This month’s record-breaking Kona-low storm that saw torrential rain, strong winds and floodwaters rushing through the streets of Honolulu was a sneak preview of Hawaii’s future during a warming planet.
Some of the year’s highest tides, on top of higher sea levels, plus some sizable wind-driven waves, conspired to make an already powerful storm that much worse, especially when it came to the flooding in coastal areas such as Waikiki and Kakaako.
“It was a compound event, a classic natural hazard with a climate change twist of lemon,” said Chip Fletcher, University of Hawaii professor of geology and coastal researcher.
The flooding not only damaged hundreds of properties across the island, it triggered at least nine Oahu sewage discharges into the ocean and swamped a Hawaiian Electric substation, knocking out power to thousands of residents and scores of buildings in downtown Honolulu.
As bad as it sounds, it could have been much worse.
John Bravender, warning coordination meteorologist with the National Weather Service in Honolulu, said fewer large bands of heavy rain and thunderstorms traveled across Oahu than forecasters originally feared. What’s more, a particularly large band of rain, estimated to have been dumping up to 3 inches an hour, moved offshore in the channel between Oahu and Kauai.
“If there had been a slight shift in location (of that band), Oahu could have gotten a lot more rain,” Bravender said. “Actually, we were lucky.”
Adam Weintraub, spokesman for the Hawaii Emergency Management Agency, said the Kona storm could have lingered over the islands for as long as two more days.
“The worst-case scenario was a lot worse than what we got,” Weintraub said.
As it was, heavy rain and strong winds swept over the state for three days, Dec. 5 to 7, dropping anywhere from 20 inches on the south-facing slope of Haleakala on Maui to nearly 6 inches at Hilo International Airport.
OAHU CONSISTENTLY appeared to get much of the worst of it, with three-day totals across the island ranging from 8-plus inches to nearly 13 inches.

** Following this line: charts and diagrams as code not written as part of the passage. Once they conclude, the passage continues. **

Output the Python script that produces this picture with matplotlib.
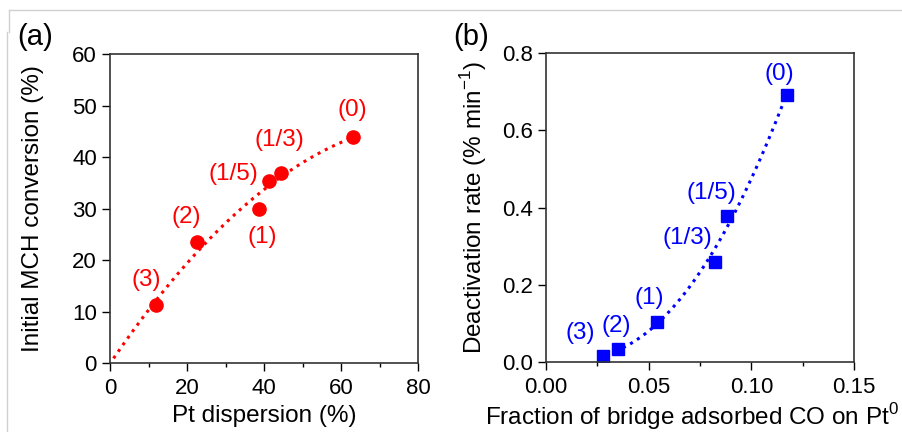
import numpy as np
import matplotlib
matplotlib.use("Agg")
import matplotlib.pyplot as plt
from matplotlib.lines import Line2D
from matplotlib.ticker import MultipleLocator

plt.rcParams['font.family'] = ['Liberation Sans', 'DejaVu Sans']
plt.rcParams['mathtext.fontset'] = 'custom'
plt.rcParams['mathtext.rm'] = 'Liberation Sans'

# panel (a): Pt dispersion vs initial MCH conversion
labels_a = ['(3)', '(2)', '(1)', '(1/5)', '(1/3)', '(0)']
disp = [11.9, 22.5, 38.6, 41.4, 44.4, 63.0]
conv = [11.2, 23.6, 29.9, 35.3, 37.0, 43.9]
lab_a_x = [9.5, 19.7, 39.4, 32.0, 44.0, 62.9]
lab_a_y = [16.1, 28.3, 24.5, 36.7, 43.4, 49.1]

# panel (b): bridge CO fraction vs deactivation rate
labels_b = ['(3)', '(2)', '(1)', '(1/3)', '(1/5)', '(0)']
bridge = [0.0279, 0.0352, 0.0541, 0.0822, 0.0880, 0.1172]
deact = [0.0155, 0.035, 0.104, 0.259, 0.379, 0.692]
lab_b_x = [0.0166, 0.0341, 0.0503, 0.0688, 0.0807, 0.1137]
lab_b_y = [0.074, 0.093, 0.167, 0.322, 0.439, 0.746]

RED = '#FF0000'
BLUE = '#0000FF'

fig = plt.figure(figsize=(9.02, 4.32), dpi=100)
ax1 = fig.add_axes([0.122, 0.1597, 0.3415, 0.715])
ax2 = fig.add_axes([0.6053, 0.162, 0.3415, 0.715])


def style(ax):
    ax.tick_params(which='major', direction='out', length=5.5, width=1,
                   labelsize=16, top=False, right=False)
    ax.tick_params(axis='x', which='major', pad=5.5)
    ax.tick_params(axis='y', which='major', pad=4)
    ax.tick_params(which='minor', direction='out', length=3, width=1,
                   top=False, right=False)
    for s in ax.spines.values():
        s.set_linewidth(1.2)
        s.set_color('#333333')


# (a) fit line
ca = np.polyfit(disp, conv, 2)
xa = np.linspace(0.9, 63.0, 200)
ax1.plot(xa, np.polyval(ca, xa), ':', color=RED, lw=2.2)
ax1.plot(disp, conv, 'o', color=RED, ms=9.5)
for t, x, y in zip(labels_a, lab_a_x, lab_a_y):
    ax1.text(x, y, t, color=RED, fontsize=17.5, ha='center', va='center')
ax1.set_xlim(0, 80)
ax1.set_ylim(0, 60)
ax1.xaxis.set_major_locator(MultipleLocator(20))
ax1.xaxis.set_minor_locator(MultipleLocator(10))
ax1.yaxis.set_major_locator(MultipleLocator(10))
ax1.set_xlabel('Pt dispersion (%)', fontsize=17.5)
ax1.set_ylabel('Initial MCH conversion (%)', fontsize=17.5)
ax1.xaxis.set_label_coords(0.5, -0.137)
ax1.yaxis.set_label_coords(-0.215, 0.5)
style(ax1)

# (b) fit line
cb = np.polyfit(bridge, deact, 3)
xb = np.linspace(0.0375, 0.1172, 200)
ax2.plot(xb, np.polyval(cb, xb), ':', color=BLUE, lw=2.2)
ax2.plot(bridge, deact, 's', color=BLUE, ms=8.5)
for t, x, y in zip(labels_b, lab_b_x, lab_b_y):
    ax2.text(x, y, t, color=BLUE, fontsize=17.5, ha='center', va='center')
ax2.set_xlim(0, 0.15)
ax2.set_ylim(0, 0.8)
ax2.xaxis.set_major_locator(MultipleLocator(0.05))
ax2.xaxis.set_minor_locator(MultipleLocator(0.025))
ax2.yaxis.set_major_locator(MultipleLocator(0.2))
ax2.xaxis.set_major_formatter(plt.FuncFormatter(lambda v, p: f'{v:.2f}'))
ax2.yaxis.set_major_formatter(plt.FuncFormatter(lambda v, p: f'{v:.1f}'))
ax2.set_xlabel('Fraction of bridge adsorbed CO on Pt$^{0}$', fontsize=17.5)
ax2.set_ylabel('Deactivation rate (% min$^{-1}$)', fontsize=17.5)
ax2.xaxis.set_label_coords(0.474, -0.128)
ax2.yaxis.set_label_coords(-0.185, 0.5)
style(ax2)

fig.text(17 / 902, 1 - 37 / 432, '(a)', fontsize=21, ha='left', va='center')
fig.text(453 / 902, 1 - 37 / 432, '(b)', fontsize=21, ha='left', va='center')

# thin frame lines of the original screenshot
gray = '#D0D0D0'
fig.add_artist(Line2D([9 / 902, 1], [1 - 10 / 432] * 2, color=gray, lw=1,
                      transform=fig.transFigure))
fig.add_artist(Line2D([9 / 902] * 2, [1 - 10 / 432, 1 - 32 / 432], color=gray,
                      lw=1, transform=fig.transFigure))
fig.add_artist(Line2D([7 / 902] * 2, [1 - 32 / 432, 0], color=gray, lw=1,
                      transform=fig.transFigure))

fig.savefig('out.png', dpi=100)
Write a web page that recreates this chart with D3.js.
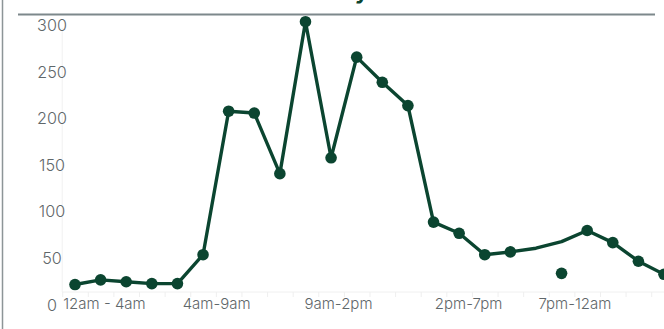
<!DOCTYPE html>
<html>
<head>
<meta charset="utf-8">
<script src="https://cdn.jsdelivr.net/npm/d3@7"></script>
<style>
  html, body { margin: 0; padding: 0; background: #ffffff; overflow: hidden; }
  svg { display: block; }
  text { font-family: Inter, "Noto Sans", sans-serif; }
</style>
</head>
<body>
<svg id="chart" width="664" height="329"></svg>
<script>
// Hour of day, 0 = midnight
const hours = [0, 1, 2, 3, 4, 5, 6, 7, 8, 9, 10, 11, 12, 13, 14, 15, 16, 17, 18, 19, 20, 21, 22, 23];

// Visitors per hour (line)
const visitors = [8, 13, 11, 9, 9, 40, 194, 192, 127, 290, 144, 252, 225, 200, 75, 63, 40, 43, 47, 54, 66, 53, 33, 19];

// Marked readings per hour (null = no marker)
const markedVisitors = [8, 13, 11, 9, 9, 40, 194, 192, 127, 290, 144, 252, 225, 200, 75, 63, 40, 43, null, 20, 66, 53, 33, 19];

// Y axis ticks
const yTicks = [0, 50, 100, 150, 200, 250, 300];

// X axis period labels and where they sit on the hour scale
const periodLabels = ["12am - 4am", "4am-9am", "9am-2pm", "2pm-7pm", "7pm-12am"];
const periodPositions = [1.13, 5.51, 10.27, 15.35, 19.5];

const title = "Visitors by hour";

const svg = d3.select("#chart");
const green = "#0b4530";
const grey = "#5f676a";
const labelFont = "Inter, 'Noto Sans', sans-serif";

const x = d3.scaleLinear().domain([0, 23]).range([75, 664]);
const y = d3.scaleLinear().domain([0, 300]).range([292, 12.4]);

// frame: left edge rule and header rule
svg.append("line")
  .attr("x1", 2.5).attr("x2", 2.5).attr("y1", 0).attr("y2", 329)
  .attr("stroke", "#8d9597").attr("stroke-width", 1.5);

svg.append("text")
  .attr("x", 253).attr("y", -1)
  .attr("font-size", 22).attr("font-weight", 700)
  .attr("fill", green)
  .text(title);

svg.append("line")
  .attr("x1", 18).attr("x2", 655).attr("y1", 14.5).attr("y2", 14.5)
  .attr("stroke", "#7d888b").attr("stroke-width", 2);

// faint plot frame: y axis line, baseline and hour ticks
svg.append("line")
  .attr("x1", x(-0.5)).attr("x2", x(-0.5)).attr("y1", 28).attr("y2", y(0))
  .attr("stroke", "#f1f1f1").attr("stroke-width", 1);

const xAxis = d3.axisBottom(x)
  .tickValues(hours.map(h => h - 0.5))
  .tickSize(5)
  .tickFormat("");
const xg = svg.append("g")
  .attr("transform", `translate(0,${y(0)})`)
  .call(xAxis);
xg.select(".domain").attr("stroke", "#f0f0f0").attr("d", `M${x(-0.5)},0H664`);
xg.selectAll(".tick line").attr("stroke", "#efefef");

// y axis labels, centred in the label column, set just below each tick
const yAxis = d3.axisLeft(y).tickValues(yTicks).tickSize(0).tickFormat(d3.format("d"));
const yg = svg.append("g").attr("transform", "translate(52,0)").call(yAxis);
yg.select(".domain").remove();
yg.selectAll(".tick text")
  .attr("x", 0).attr("dy", "1.12em")
  .attr("text-anchor", "middle")
  .attr("font-size", 16.2)
  .attr("font-weight", 300)
  .attr("font-family", labelFont)
  .attr("fill", grey);

// x period labels
const periodAxis = d3.axisBottom(x)
  .tickValues(periodPositions)
  .tickSize(0)
  .tickFormat((d, i) => periodLabels[i]);
const pg = svg.append("g").attr("transform", `translate(0,${y(0)})`).call(periodAxis);
pg.select(".domain").remove();
pg.selectAll(".tick text")
  .attr("y", 0).attr("dy", "1.15em")
  .attr("font-size", 15)
  .attr("font-weight", 300)
  .attr("font-family", labelFont)
  .attr("fill", grey);

// line
const line = d3.line()
  .x((d, i) => x(hours[i]))
  .y(d => y(d));

svg.append("path")
  .datum(visitors)
  .attr("fill", "none")
  .attr("stroke", green)
  .attr("stroke-width", 3.4)
  .attr("stroke-linejoin", "round")
  .attr("stroke-linecap", "round")
  .attr("d", line);

// markers
svg.append("g")
  .selectAll("circle")
  .data(hours.filter((h, i) => markedVisitors[i] != null))
  .join("circle")
  .attr("cx", h => x(h))
  .attr("cy", h => y(markedVisitors[hours.indexOf(h)]))
  .attr("r", 5.8)
  .attr("fill", green);
</script>
</body>
</html>
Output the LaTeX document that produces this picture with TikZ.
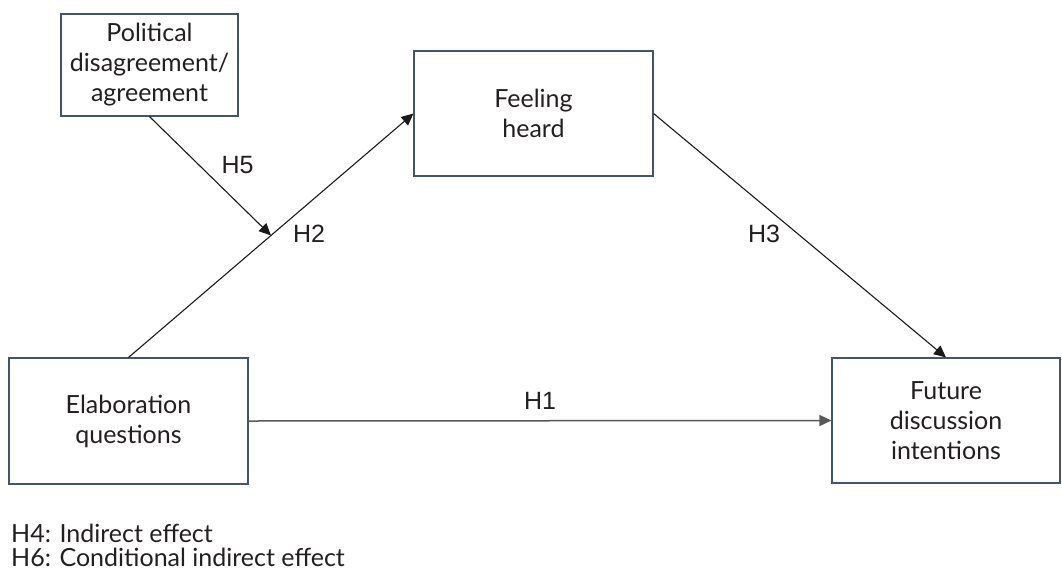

Most of that precipitation fell Dec. 6, when Daniel K. Inouye International Airport recorded nearly 8 inches of rain, breaking the daily rainfall record and the single- day record for December. The 7.92 inches also came in second for the all-time single-day rainfall record, falling short of the previous record in 1958.
Kona storms typically occur during the hurricane offseason and are linked to an area of low pressure that sets up west or northwest of the islands.
Hawaii is ordinarily dominated by the tradewinds that blow in from the northeast. But the counterclockwise flow around a Kona low turns things around, bringing southwesterly winds sweeping over the islands from the Kona, or leeward, side.
These storms, which get their energy from the jet stream, draw moisture from the warm tropical waters to the south and unleash their fury in the form of heavy rain, hailstorms, flash floods, landslides, high winds, large surf, waterspouts, thunderstorms and blizzards atop Hawaii’s tallest mountains.
“This was a classic Kona low,” said Steven Businger, University of Hawaii professor of atmospheric sciences. “It really focused its atmospheric river on Maui and Oahu.”
Flash floods filled the parched gulches west of Kaupo on Maui and closed Piilani Highway and roads in the Kula area, while floodwaters swept over the Maui Meadows subdivision in South Maui, damaging homes and washing away vehicles.
ON OAHU a section of the H-1 freeway westbound through Honolulu was closed with waist-deep water near the Vineyard Boulevard offramp. On the Windward side of Oahu, flooding shut down Kamehameha Highway from Waiahole to Waikane.
Fletcher, the climate scientist and associate dean of UH’s School of Ocean and Earth Science and Technology, said the storm’s flooding was exacerbated by different factors, including the fact that the Honolulu tidal gauge showed ocean water levels 6 to 8 inches above the normal tide, which was already supposed to be at high tide. Strong Kona winds and waves of 6 to 10 feet also pushed water onshore and raised the water level on the coast.
“Then it was, ‘Let’s rain on top of that mess,’” he said. “Mother Nature was conspiring to bring multiple forces at once.”
Fletcher and his UH research group have identified coastal flooding as a major problem as sea level rise continues under the force of climate change and lifts the water table ever higher.
A 2017 study by colleague Shellie Habel and Fletcher found that groundwater inundation in urban Honolulu and Waikiki eventually will threaten some $5 billion in taxable real estate, nearly 30 miles of roadway and lots of other facilities and assets.
And it will happen regardless of whether any seawalls are built, a fact that will require special engineering, costly public works and other measures to deal with the standing water that will become commonplace in the decades ahead, the study said.
“Hopefully, we can learn something from this,” Fletcher said.